Readers in 1942 needed no introduction to the luminous young war bride. Gloria Vanderbilt was already a household name, thanks to the custody battle that raged between her mother, Gloria Morgan Vanderbilt, (the widow of Reginald Vanderbilt), and her paternal aunt, Gertrude Vanderbilt Payne, (Mrs. Harry Payne Whitney), in 1934, when she was a child of 10. In the December 8, 1934 issue of The Independent, our scribe noted, “In commenting upon the ramifications that have made little Miss Vanderbilt a victim of legal complications. Magistrate Jonah J. Goldstein of New York came out flat-footedly and declared that social workers, child-guidance experts, psychiatrists and religious leaders should take part in deciding a case of the Vanderbilt kind. In a children’s court, both Mrs. Vanderbilt and her antagonistic sister-in-law, Mrs. Whitney, would have been relegated to a place of second importance instead of blinking continuously at the spotlight, so thinks the Magistrate, and in his opinion, the legal experience of a Supreme Court Justice renders him incompetent to prescribe in such a case…” Our scribe lauded Mrs. Vanderbilt for “her dignity, decorum and regality, despite her youth and great beauty” during the early years of her daughter’s life, adding that “it was no secret that she was more than preoccupied with the education of little Gloria.” The Independent magazine championed her mother in the fight, but her aunt prevailed.
Pasquale Di Cicco was Gloria’s first husband, acquired when she was 17. Even the New York Times was gauche enough to include a reference to the $4 million Gloria would inherit on her 21st birthday in the headline of the announcement of their engagement. In 2014, reminiscing for Interview magazine, Gloria made it clear she was in love with love at the time: “I became engaged immediately to Van Heflin, who was an actor then. We even went looking at houses together that we were going to live in. And then I met Pat di Cicco [a Hollywood agent]. He could be in a room full of people and have everybody laughing. He was just funny. He was also scary. And I was very scared of him when I married him.” She was definitive that what ensued was not a love match, stating, “I’ll always remain friends with men I’ve been in love with. Each one gave me so much, in so many ways—except di Cicco, who I have really nothing but terrible things to say about.” Their marriage ended in divorce in 1945.
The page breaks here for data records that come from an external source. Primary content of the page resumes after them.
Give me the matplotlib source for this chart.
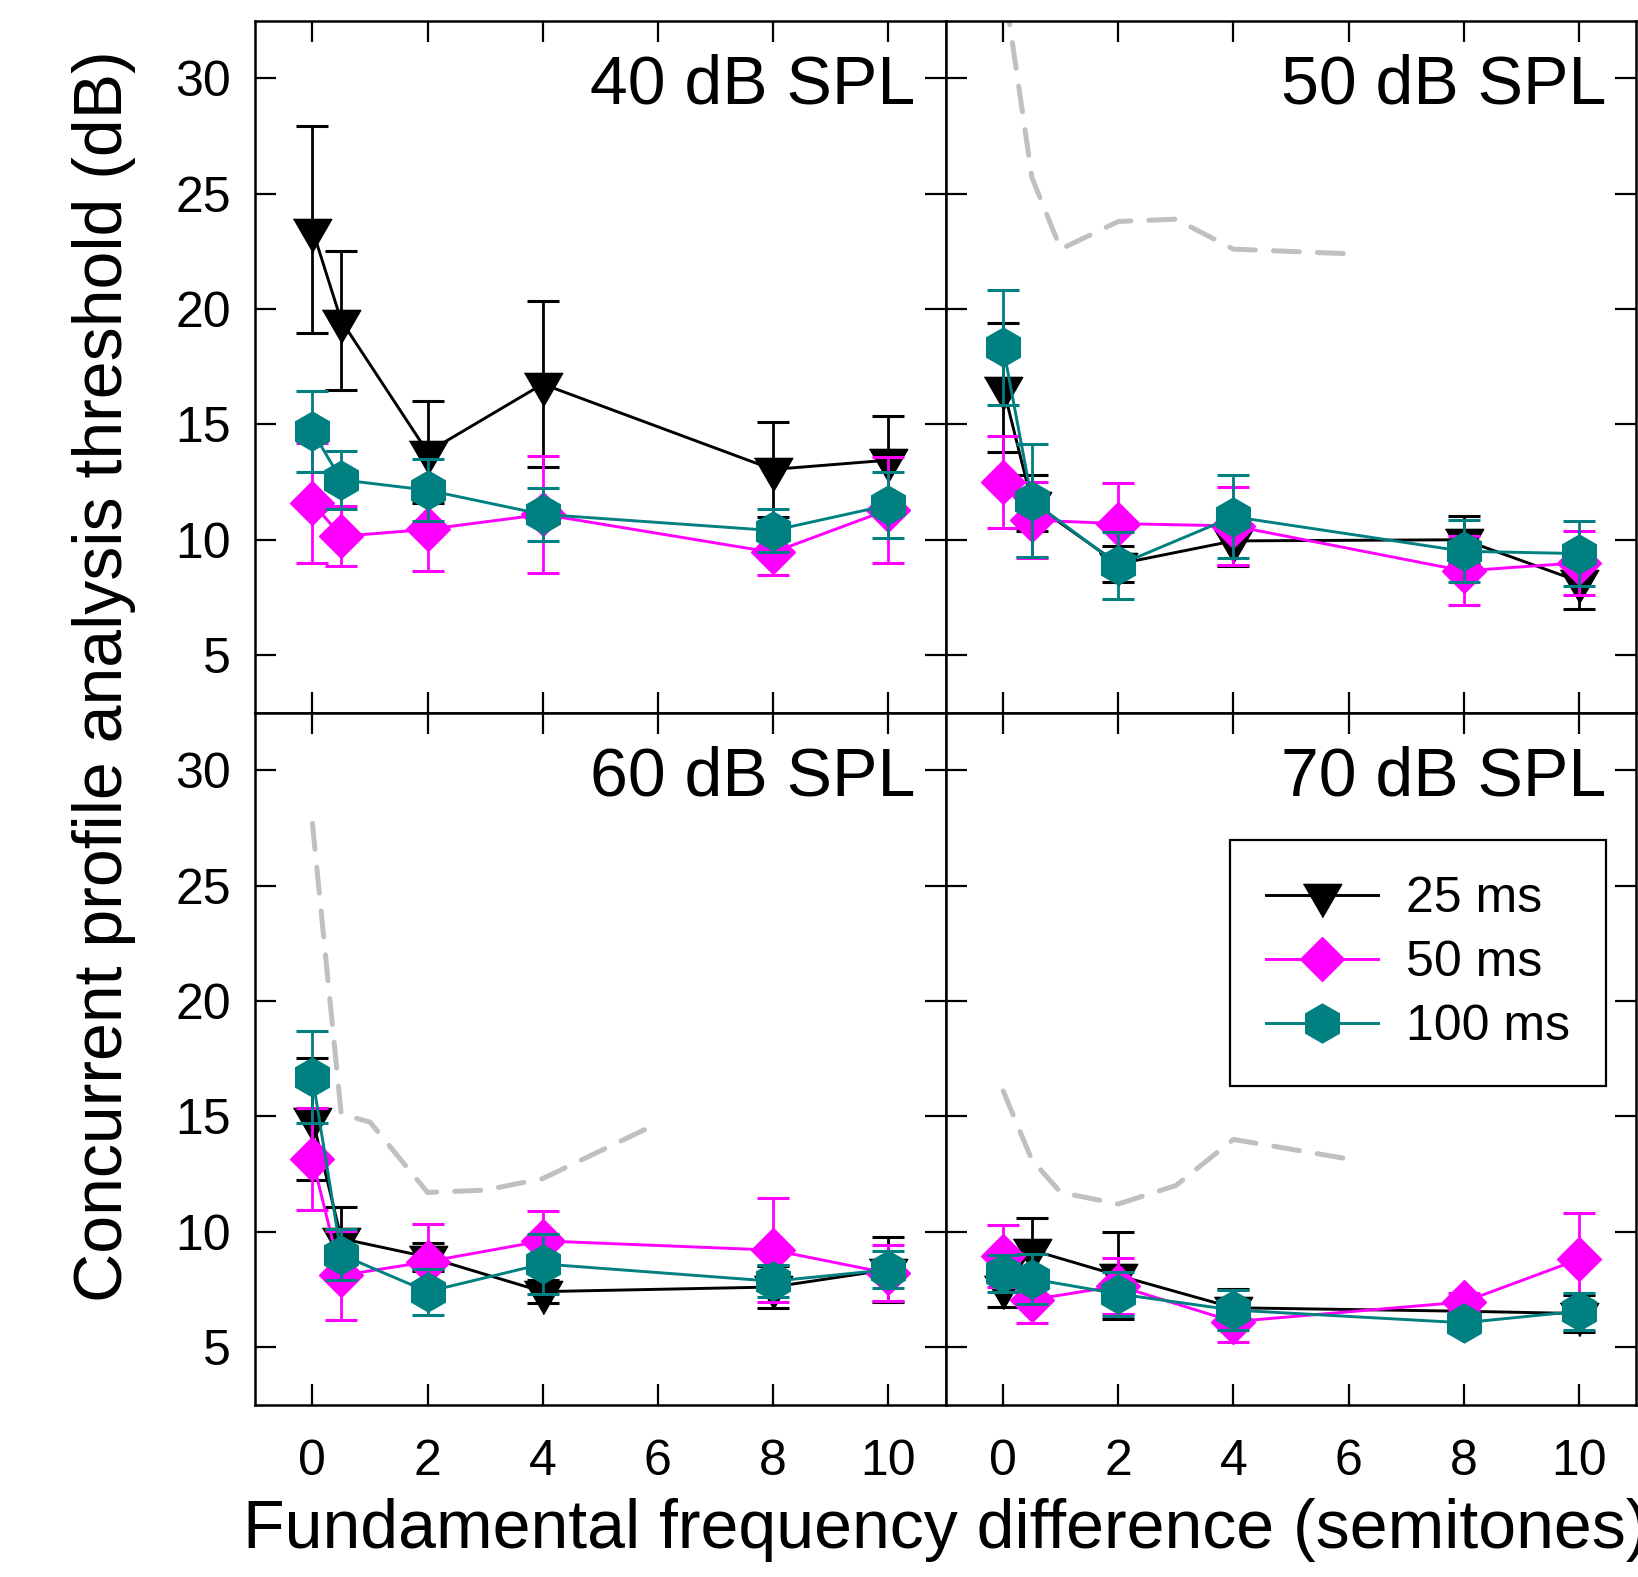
#!/usr/bin/env python3
"""Concurrent profile analysis thresholds vs F0 difference, 4 level panels."""

import matplotlib

matplotlib.use("Agg")
import matplotlib.pyplot as plt

plt.rcParams["font.family"] = ["Liberation Sans", "DejaVu Sans"]

F0_DIFF = [0, 0.5, 2, 4, 8, 10]
LEVELS = ["40 dB SPL", "50 dB SPL", "60 dB SPL", "70 dB SPL"]
DURATIONS = ["25 ms", "50 ms", "100 ms"]

# one row per level (40, 50, 60, 70 dB SPL)
MEAN_25 = [
    [23.45, 19.5, 13.8, 16.75, 13.05, 13.45],
    [16.6, 11.6, 8.95, 9.95, 10.0, 8.2],
    [14.9, 9.7, 8.9, 7.4, 7.6, 8.35],
    [7.6, 9.2, 8.1, 6.7, 6.55, 6.45],
]
ERR_25 = [
    [4.5, 3.0, 2.2, 3.6, 2.05, 1.9],
    [2.8, 1.2, 0.8, 1.1, 1.05, 1.2],
    [2.65, 1.35, 0.6, 0.5, 0.9, 1.4],
    [0.85, 1.4, 1.9, 0.8, 0.5, 0.8],
]
MEAN_50 = [
    [11.6, 10.15, 10.45, 11.1, 9.45, 11.3],
    [12.5, 10.85, 10.7, 10.6, 8.65, 9.0],
    [13.15, 8.1, 8.7, 9.6, 9.2, 8.2],
    [8.95, 7.05, 7.65, 6.1, 6.95, 8.8],
]
ERR_50 = [
    [2.6, 1.3, 1.8, 2.55, 1.0, 2.3],
    [2.0, 1.65, 1.75, 1.7, 1.5, 1.4],
    [2.2, 1.95, 1.65, 1.3, 2.25, 1.2],
    [1.35, 1.0, 1.2, 0.9, 0.4, 2.0],
]
MEAN_100 = [
    [14.7, 12.6, 12.15, 11.1, 10.4, 11.5],
    [18.35, 11.7, 8.9, 11.0, 9.5, 9.4],
    [16.7, 9.0, 7.4, 8.6, 7.85, 8.35],
    [8.2, 7.95, 7.3, 6.6, 6.05, 6.55],
]
ERR_100 = [
    [1.75, 1.25, 1.35, 1.15, 0.93, 1.42],
    [2.5, 2.45, 1.45, 1.8, 1.35, 1.4],
    [2.0, 1.1, 1.0, 1.3, 0.7, 0.8],
    [0.8, 1.1, 0.95, 0.85, 0.3, 0.8],
]

# grey dashed reference curves (none at 40 dB)
REF_X = [0, 0.5, 1, 2, 3, 4, 6]
REF_Y = [
    None,
    [34.3, 25.7, 22.6, 23.8, 23.9, 22.6, 22.4],
    [27.7, 15.1, 14.75, 11.7, 11.8, 12.3, 14.7],
    [16.1, 13.1, 11.7, 11.2, 12.0, 14.0, 13.15],
]

TRI = [(-1, 0.577), (1, 0.577), (0, -1.155)]  # equilateral, pointing down
SERIES = [
    (MEAN_25, ERR_25, dict(color="black", marker=TRI, ms=32)),
    (MEAN_50, ERR_50, dict(color="#ff00ff", marker="D", ms=22.5)),
    (MEAN_100, ERR_100, dict(color="#008080", marker="h", ms=28)),
]

LEFT = 0.1556
W = (0.999 - LEFT) / 2
BOTTOM = 0.1093
H = (0.9868 - BOTTOM) / 2
POS = [
    (LEFT, BOTTOM + H),
    (LEFT + W, BOTTOM + H),
    (LEFT, BOTTOM),
    (LEFT + W, BOTTOM),
]


def main():
    fig = plt.figure(figsize=(16.38, 15.77), dpi=100)
    fig.patch.set_facecolor("white")

    for p, (x0, y0) in enumerate(POS):
        ax = fig.add_axes([x0, y0, W, H])
        ax.set_xlim(-1, 11)
        ax.set_ylim(2.5, 32.5)
        ax.set_xticks([0, 2, 4, 6, 8, 10])
        ax.set_yticks([5, 10, 15, 20, 25, 30])
        for s in ax.spines.values():
            s.set_linewidth(1.8)
        ax.tick_params(direction="in", length=15, width=1.6, top=True,
                       right=True, labelsize=36)
        ax.tick_params(axis="x", pad=25, labelbottom=p >= 2)
        ax.tick_params(axis="y", pad=17, labelleft=p % 2 == 0)

        if REF_Y[p] is not None:
            ax.plot(REF_X, REF_Y[p], color="#c0c0c0", lw=3.6,
                    dashes=(5.2, 3.6), dash_capstyle="round", zorder=1)

        handles = []
        for k, (means, errs, st) in enumerate(SERIES):
            cont = ax.errorbar(
                F0_DIFF, means[p], yerr=errs[p],
                color=st["color"], marker=st["marker"], ms=st["ms"],
                mec=st["color"], mfc=st["color"], lw=2.1,
                elinewidth=2.0, capsize=11.5, capthick=2.2,
                zorder=3 + k,
            )
            handles.append(cont[0])

        ax.text(0.9566, 0.88, LEVELS[p], transform=ax.transAxes,
                ha="right", va="baseline", fontsize=49)

        if p == 3:
            leg = ax.legend(
                handles, DURATIONS, loc="upper left",
                bbox_to_anchor=(0.411, 0.816), borderaxespad=0,
                fontsize=36, frameon=True, fancybox=False, framealpha=1,
                edgecolor="black", handlelength=2.25, handletextpad=0.55,
                labelspacing=0.36, borderpad=0.72,
            )
            leg.get_frame().set_linewidth(1.6)
            leg.set_zorder(10)

    fig.text(0.0632, 0.571, "Concurrent profile analysis threshold (dB)",
             rotation=90, ha="center", va="center", fontsize=49)
    fig.text(0.5772, 0.0184, "Fundamental frequency difference (semitones)",
             ha="center", va="baseline", fontsize=49)

    fig.savefig("out.png", dpi=100, facecolor="white")
    plt.close(fig)


if __name__ == "__main__":
    main()
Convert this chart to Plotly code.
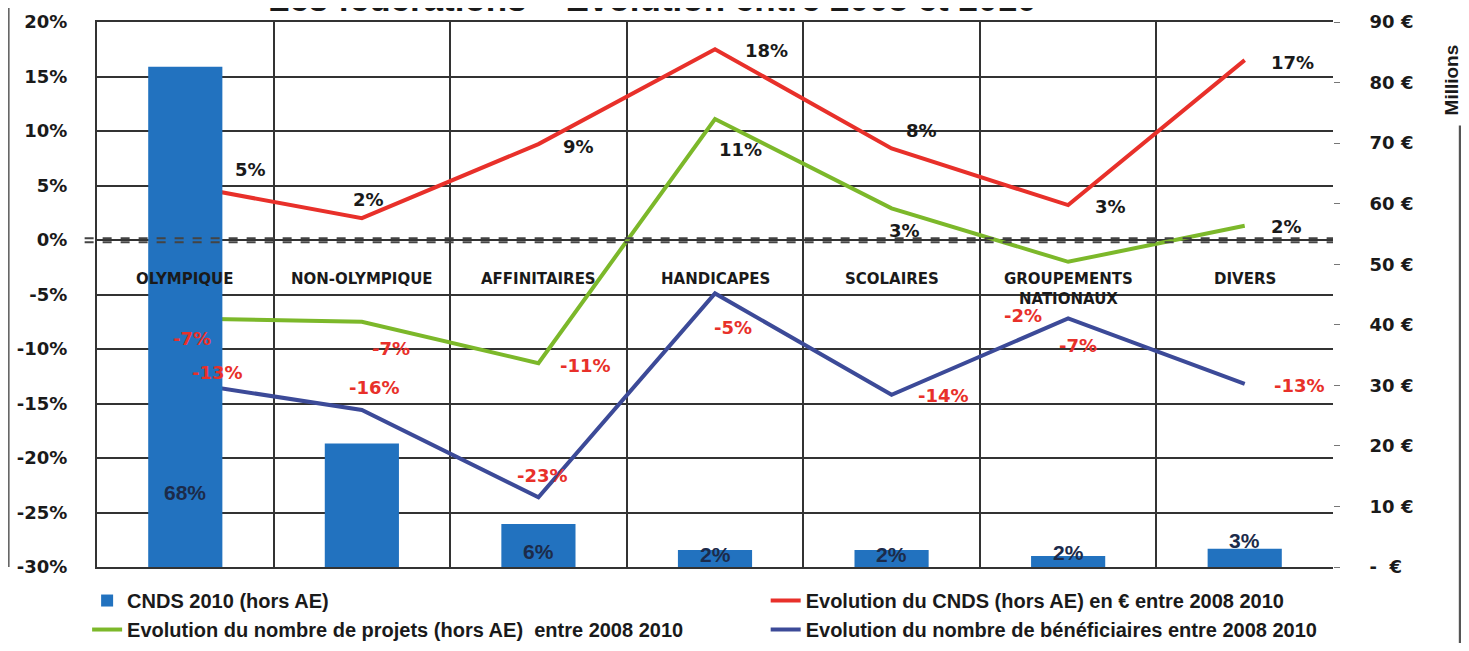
import plotly.graph_objects as go

categories = ["OLYMPIQUE", "NON-OLYMPIQUE", "AFFINITAIRES", "HANDICAPES",
              "SCOLAIRES", "GROUPEMENTS", "DIVERS"]
cat_labels = ["OLYMPIQUE", "NON-OLYMPIQUE", "AFFINITAIRES", "HANDICAPES",
              "SCOLAIRES", "GROUPEMENTS<br>NATIONAUX", "DIVERS"]

# CNDS 2010 (millions of euros) and share labels
cnds_2010 = [82.6, 20.4, 7.1, 2.8, 2.8, 1.8, 3.0]
cnds_share = ["68%", "17%", "6%", "2%", "2%", "2%", "3%"]

# evolutions 2008-2010 (%)
evo_cnds = [5.0, 2.0, 8.8, 17.5, 8.4, 3.2, 16.5]
evo_cnds_lbl = ["5%", "2%", "9%", "18%", "8%", "3%", "17%"]
evo_projets = [-7.2, -7.5, -11.3, 11.1, 2.9, -2.0, 1.3]
evo_projets_lbl = ["-7%", "-7%", "-11%", "11%", "3%", "-2%", "2%"]
evo_benef = [-13.1, -15.6, -23.6, -4.9, -14.2, -7.2, -13.2]
evo_benef_lbl = ["-13%", "-16%", "-23%", "-5%", "-14%", "-7%", "-13%"]

left_ticks = [20, 15, 10, 5, 0, -5, -10, -15, -20, -25, -30]
right_ticks = [0, 10, 20, 30, 40, 50, 60, 70, 80, 90]

RED = "#e8302a"
GREEN = "#7cb82a"
NAVY = "#3c4a98"
BLUE = "#2272bf"
INK = "#1a1a1a"

fig = go.Figure()
fig.add_trace(go.Bar(x=categories, y=cnds_2010, name="<b>CNDS 2010 (hors AE)</b>",
                     marker=dict(color=BLUE, line=dict(width=0)), width=0.42, yaxis="y2",
                     legend="legend"))
fig.add_trace(go.Scatter(x=categories, y=evo_cnds, mode="lines",
                         name="<b>Evolution du CNDS (hors AE) en € entre 2008 2010</b>",
                         line=dict(color=RED, width=4), legend="legend2"))
fig.add_trace(go.Scatter(x=categories, y=evo_projets, mode="lines",
                         name="<b>Evolution du nombre de projets (hors AE)  entre 2008 2010</b>",
                         line=dict(color=GREEN, width=4), legend="legend"))
fig.add_trace(go.Scatter(x=categories, y=evo_benef, mode="lines",
                         name="<b>Evolution du nombre de bénéficiaires entre 2008 2010</b>",
                         line=dict(color=NAVY, width=4), legend="legend2"))

lbl_font = dict(family="DejaVu Sans", size=18, color=INK)
red_font = dict(family="DejaVu Sans", size=18, color=RED)

# label offsets (px) relative to each point
cnds_off = [(65, 16), (7, 19), (40, -2), (51, -1), (30, 18), (42, -1), (48, -2)]
proj_off = [(7, -20), (29, -27), (47, -2), (25, -30), (13, -22), (-45, -54), (42, -1)]
benef_off = [(32, 10), (13, 23), (4, 22), (18, -34), (52, -1), (10, -27), (55, -2)]
proj_colors = [red_font, red_font, red_font, lbl_font, lbl_font, red_font, lbl_font]

anns = []
for i, c in enumerate(categories):
    anns.append(dict(x=c, y=evo_cnds[i], text="<b>%s</b>" % evo_cnds_lbl[i], showarrow=False,
                     xshift=cnds_off[i][0], yshift=cnds_off[i][1], font=lbl_font))
    anns.append(dict(x=c, y=evo_projets[i], text="<b>%s</b>" % evo_projets_lbl[i], showarrow=False,
                     xshift=proj_off[i][0], yshift=proj_off[i][1], font=proj_colors[i]))
    anns.append(dict(x=c, y=evo_benef[i], text="<b>%s</b>" % evo_benef_lbl[i], showarrow=False,
                     xshift=benef_off[i][0], yshift=benef_off[i][1], font=red_font))
    anns.append(dict(x=c, y=0.549, yref="paper", yanchor="top", text="<b>%s</b>" % cat_labels[i],
                     showarrow=False, font=dict(family="DejaVu Sans", size=15, color=INK)))

# bar share labels (17% is hidden behind its bar in the original)
bar_shift = [75, None, 16, 13, 13, 15, 27]
for i, c in enumerate(categories):
    if bar_shift[i] is None:
        continue
    anns.append(dict(x=c, y=0, yref="y2", text="<b>%s</b>" % cnds_share[i], showarrow=False,
                     yshift=bar_shift[i], font=dict(family="Liberation Sans", size=21, color="#1c2b4a")))

# title is mostly cut off at the top of the original picture
anns.append(dict(x=0.449, y=1, xref="paper", yref="paper", xanchor="center", yanchor="bottom",
                 yshift=2, text="<b>Les fédérations – Evolution entre 2008 et 2010</b>",
                 showarrow=False, font=dict(family="Liberation Sans", size=35, color=INK)))
anns.append(dict(x=1.096, y=0.894, xref="paper", yref="paper", xanchor="center", yanchor="middle",
                 text="<b>Millions</b>", textangle=-90, showarrow=False,
                 font=dict(family="Liberation Sans", size=19, color=INK)))

shapes = [
    dict(type="line", xref="paper", yref="y", x0=-0.01, x1=1, y0=0.15, y1=0.15,
         line=dict(color="#444", width=2, dash="dash")),
    dict(type="line", xref="paper", yref="y", x0=-0.01, x1=1, y0=-0.2, y1=-0.2,
         line=dict(color="#444", width=2, dash="dash")),
    dict(type="line", xref="paper", yref="paper", x0=1.103, x1=1.103, y0=0.81, y1=-0.2,
         line=dict(color="#555", width=3)),
    dict(type="line", xref="paper", yref="paper", x0=-0.0715, x1=-0.0715, y0=1.05, y1=0.0,
         line=dict(color="#666", width=2)),
]

legend_font = dict(family="Liberation Sans", size=20, color=INK)

fig.update_layout(
    width=1453, height=635,
    margin=dict(l=89, r=128, t=12, b=76),
    paper_bgcolor="white", plot_bgcolor="white",
    font=dict(family="DejaVu Sans", color=INK),
    annotations=anns, shapes=shapes,
    legend=dict(x=-0.008, y=0.0976, xref="paper", yref="container", xanchor="left",
                yanchor="top", traceorder="normal", font=legend_font, bgcolor="rgba(0,0,0,0)"),
    legend2=dict(x=0.541, y=0.0976, xref="paper", yref="container", xanchor="left",
                 yanchor="top", traceorder="normal", font=legend_font, bgcolor="rgba(0,0,0,0)"),
    xaxis=dict(type="category", tickson="boundaries", showgrid=True, gridcolor="#333",
               gridwidth=1.5, showticklabels=False, ticks="", showline=True,
               linecolor="#333", linewidth=2, mirror=True),
    yaxis=dict(range=[-30, 20], tickvals=left_ticks,
               ticktext=["<b>%d%%</b>" % v for v in left_ticks], showgrid=True, gridcolor="#333",
               gridwidth=1.5, zeroline=False, showline=True, linecolor="#333", linewidth=2,
               tickfont=dict(family="DejaVu Sans", size=18, color=INK), ticklabelstandoff=24,
               automargin=False),
    yaxis2=dict(range=[0, 90], overlaying="y", side="right", showgrid=False, zeroline=False,
                tickvals=right_ticks,
                ticktext=["<b>-  €</b>"] + ["<b>%d €</b>" % v for v in right_ticks[1:]],
                ticks="outside", ticklen=6, tickcolor="#777",
                tickfont=dict(family="DejaVu Sans", size=18, color=INK), ticklabelstandoff=26,
                automargin=False),
)

fig.write_html("out.html")
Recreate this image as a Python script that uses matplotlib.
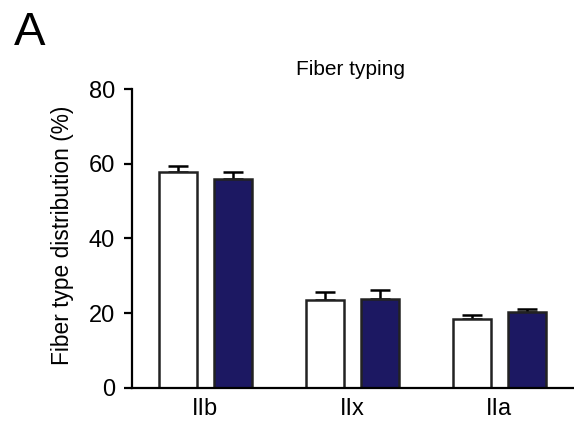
import numpy as np
import matplotlib.pyplot as plt

plt.rcParams['font.family'] = ['Liberation Sans', 'DejaVu Sans']

# Fiber types and group means / SEM (%)
fiber_types = ["IIb", "IIx", "IIa"]
ctrl_mean = [57.8, 23.5, 18.5]
ctrl_sem = [1.5, 2.1, 1.0]
treat_mean = [55.9, 23.7, 20.2]
treat_sem = [2.0, 2.5, 1.0]


def bar_chart():
    fig = plt.figure(figsize=(5.74, 4.30), dpi=100)
    ax = fig.add_axes([0.2294, 0.0977, 0.7686, 0.6953])

    x = np.arange(len(fiber_types))
    w = 0.258
    off = 0.187

    ax.bar(x - off, ctrl_mean, w, color="white", edgecolor="#222222", linewidth=1.8, zorder=2)
    ax.bar(x + off, treat_mean, w, color="#1c1862", edgecolor="#222222", linewidth=1.8, zorder=2)

    # one-sided error bars (upper only)
    ax.errorbar(x - off, ctrl_mean, yerr=[np.zeros(3), ctrl_sem], fmt="none",
                ecolor="black", elinewidth=1.8, capsize=7, capthick=1.8, zorder=1)
    ax.errorbar(x + off, treat_mean, yerr=[np.zeros(3), treat_sem], fmt="none",
                ecolor="black", elinewidth=1.8, capsize=7, capthick=1.8, zorder=1)

    ax.set_xlim(-0.5, 2.5)
    ax.set_ylim(0, 80)
    ax.set_yticks([0, 20, 40, 60, 80])
    ax.set_xticks(x)
    ax.set_xticklabels(fiber_types)

    for s in ["top", "right"]:
        ax.spines[s].set_visible(False)
    for s in ["left", "bottom"]:
        ax.spines[s].set_linewidth(1.6)
    ax.tick_params(axis="y", length=6, width=1.6, labelsize=17, pad=6)
    ax.tick_params(axis="x", length=0, labelsize=17, pad=7)

    ax.set_ylabel("Fiber type distribution (%)", fontsize=16.4)
    ax.yaxis.set_label_coords(-0.131, 0.51)
    fig.text(350 / 574, 1 - 75 / 430, "Fiber typing", fontsize=15, ha="center", va="baseline")
    fig.text(14 / 574, 1 - 45 / 430, "A", fontsize=34, ha="left", va="baseline")

    fig.savefig("out.png", dpi=100)


bar_chart()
At the time her photo appeared in our magazine, she was very young, very glamorous, and seemingly destined to be very, very rich. No one could have predicted the future marriages – to Leopold Stokowski, the conductor, Sidney Lumet, the film director, and Wyatt Cooper, the writer – or the births of her four sons, much less her success as a designer. What remains true: she captivated us then, and she captivates us still.